Что же касается родных, оставшихся в Дубровно…

Не знаю, что со мной стало происходить, когда подошла я к этой черте. Несколько дней не могла писать. И знала обо всем этом с детства, и рассказывала, а вот писать… Ужас мешал. Не страх – страха давно нет в моем сердце, но леденящий ужас. Как кровная память. Не присутствовала, родилась почти на десять лет позже тех событий, а будто помню. Наверное, так камни помнят. Или земля…

Сказать я об этом должна.

16 июля 1941 года Дубровно было захвачено немцами. Последовали немедленные запреты, касающиеся еврейского населения города: евреи обязаны были носить повязки с желтой шестиконечной звездой, они не имели права после шести вечера появляться на улицах. И – странное дело: люди, веками жившие вместе, мирно, спокойно, с кажущимся уважением друг к другу, без каких бы то ни было конфликтов, оказались, как по волшебству, разделенными на части. Одна часть – лишилась каких бы то ни было человеческих прав (в том числе и права на жизнь), а другая принялась добавлять в горькую чашу несчастных столько яда, сколько могли придумать ожесточенные умы. Теперь было можно все: остановить соседа с шестиконечной звездой на улице и приняться его избивать, плевать в лицо старухе-соседке…

В октябре 1941 года все еврейское население Дубровно было согнано в несколько двухэтажных домиков на улице Левобереговой.

Так началась короткая история Дубровенского гетто.

Две тысячи человек существовали в чудовищных условиях, в невероятной тесноте…

Дальше приведу данные из Википедии, пусть факты скажут сами за себя:

Еврейское гетто в Дубровно «было уничтожено 6 декабря 1941 года. Около льнозавода, рядом с еврейским кладбищем, в песчаном карьере, там, где сейчас улица Витебская, были расстреляны из пулеметов более 1500 евреев (за двором фабрики «Днепровская мануфактура»). Некоторых евреев, облив горючим, сожгли живьем. Детей убили последними – ломали им позвоночник о колено.

Оставшихся в живых ремесленников с семьями убили в феврале 1942 года».

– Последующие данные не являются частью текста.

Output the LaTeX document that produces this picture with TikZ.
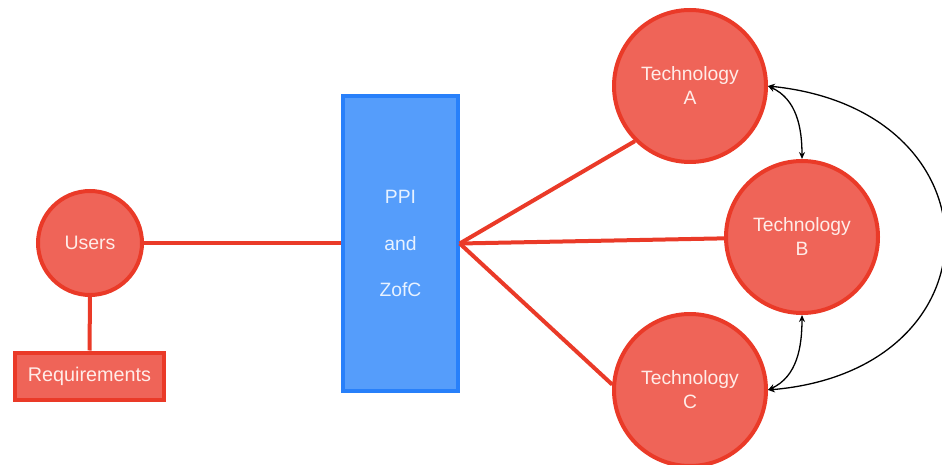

Среди жертв еврейского гетто в Дубровно оказались все мои родственники по отцовской линии – близкие, дальние, двоюродные бабушки, дедушки, дяди, тети, их дети…

Танечка моя знала о случившемся по рассказам очевидцев и не раз с удивлением и печалью повторяла вопрос, на который, наверное, никогда и никому ответа не найти:

– Как так получилось, что сильнее и изощреннее немцев, с особой жестокостью и готовностью убивали людей свои, те, кто жил бок о бок, кто в мирной жизни никогда не казался недругом? Ведь делить там было абсолютно нечего: все были одинаково бедны…

Танечке потом рассказали, что когда людей сгоняли в гетто, в домик к ее старенькой тете (одной из сестер папы) вбежали соседи: хотели первыми успеть забрать ее козу… Успели…


Помните письмо отца своим дочкам в Москву, с которого я начала рассказ о тетях? Папа, тоскуя по своим дорогим деткам, пишет, что в Дубровно не хуже…

– Возвращайтесь, доченьки! – так и слышится его зов…


А я слышу голос моей Танюсеньки, любившей своего папу беззаветно:

– Как я горевала, когда папочки не стало! А потом… Как я радовалась, что умер он в своей постели, среди своих, что похоронен, как полагается… Это наше счастье – знать, что папа так умер, а не там, в том ужасе…


И еще: счастье, что дочки не послушались папу, не вернулись, как ни скучали, в родной дом…

Их вела другая судьба.


Танюсенька с Аней оказались в эвакуации в Ташкенте, куда была вывезена из Москвы Военная академия имени Фрунзе. Там ускоренно обучались офицеры, потом отправлявшиеся на фронт. Я храню письма с фронтов Великой Отечественной, которые присылали Танечке бывшие слушатели Академии. Многие из них погибли на войне.